The area of the open-air club was separated from the street by a wooden fence. The club itself consisted of a wooden shed in the style of a western saloon, which could be used only in the summer. In winter, the place remained closed. The building was extended and rebuilt many times over the years. From the second year on, an upscale restaurant operated in the rear area of the club. The place included a music stage, a fireplace, a hostel, a circus tent for theater and cinema performances, a pizza hut, a sauna area with a pool, and private accommodation on the premises, as many employees also stayed there long-term. Playground equipment such as swings, a discarded bumper car or a vodka slide gave the bar the appearance of a playground for adults. Over the years, many international DJs and bands performed at the club. The club also had a record label.

In the course of the development, a closing party was celebrated in the autumn of each year for several years in a row, but it was possible to extend the lease agreement several times and obtain the corresponding permits from the city administration.

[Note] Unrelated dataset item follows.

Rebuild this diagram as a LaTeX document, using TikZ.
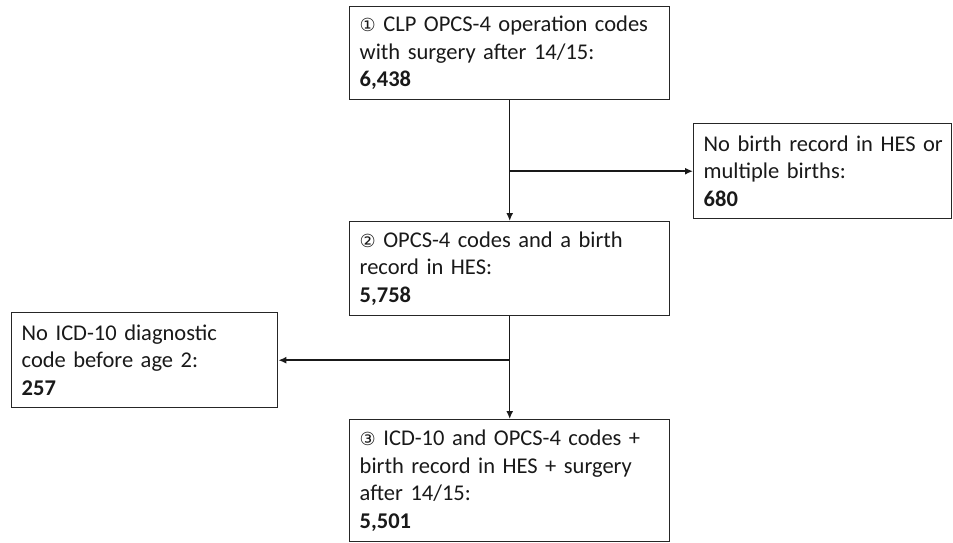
\documentclass[tikz,border=0pt]{standalone}
\usepackage{fontspec}
\setmainfont{Carlito}
\newfontfamily\symfont{DejaVu Sans}[Scale=0.8]
\usetikzlibrary{arrows.meta}
\tikzset{
  box/.style={draw=black!85, line width=1.4pt, anchor=north west, align=left,
    inner xsep=10pt, inner ysep=0pt, font=\fontsize{22.5}{27.5}\selectfont, text=black!90},
  arr/.style={line width=1.5pt, draw=black!90, -{Latex[length=8pt,width=7pt]}},
}
\begin{document}
\begin{tikzpicture}[x=1pt,y=-1pt]
\useasboundingbox (0,0) rectangle (953,542);
\node[box, minimum width=320pt, text width=300pt, minimum height=93pt] (b1) at (349,6)
  {{\symfont ①} CLP OPCS-4 operation codes\\with surgery after 14/15:\\\textbf{6,438}};
\node[box, minimum width=258pt, text width=238pt, minimum height=95pt] (r1) at (693,123)
  {\mbox{No birth record in HES or}\\multiple births:\\\textbf{680}};
\node[box, minimum width=320pt, text width=300pt, minimum height=94pt] (b2) at (349,221)
  {{\symfont ②} OPCS-4 codes and a birth\\record in HES:\\\textbf{5,758}};
\node[box, minimum width=266pt, text width=246pt, minimum height=95pt] (l1) at (11,312)
  {No ICD-10 diagnostic\\code before age 2:\\\textbf{257}};
\node[box, minimum width=320pt, text width=300pt, minimum height=122pt] (b3) at (349,419)
  {{\symfont ③} ICD-10 and OPCS-4 codes +\\birth record in HES + surgery\\after 14/15:\\\textbf{5,501}};
\draw[arr] (b1.south) -- (b2.north);
\draw[arr] (b1.south |- r1.west) -- (r1.west);
\draw[arr] (b2.south) -- (b3.north);
\draw[arr] (b2.south |- l1.east) -- (l1.east);
\end{tikzpicture}
\end{document}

== Location and further development ==
The site on which Bar25 was located was situated between Holzmarkt street and the north bank of the Spree river, not far from the Ostbahnhof. The location in the former border area meant that the property was undeveloped for decades. As with many of these urban empty spaces along the former Berlin wall strip, it was subcultural users who appropriated the place. The founders of Bar25 leased the land from the state-owned waste disposal company until the latter sold the land in 2012 as part of the Berlin investment project Mediaspree.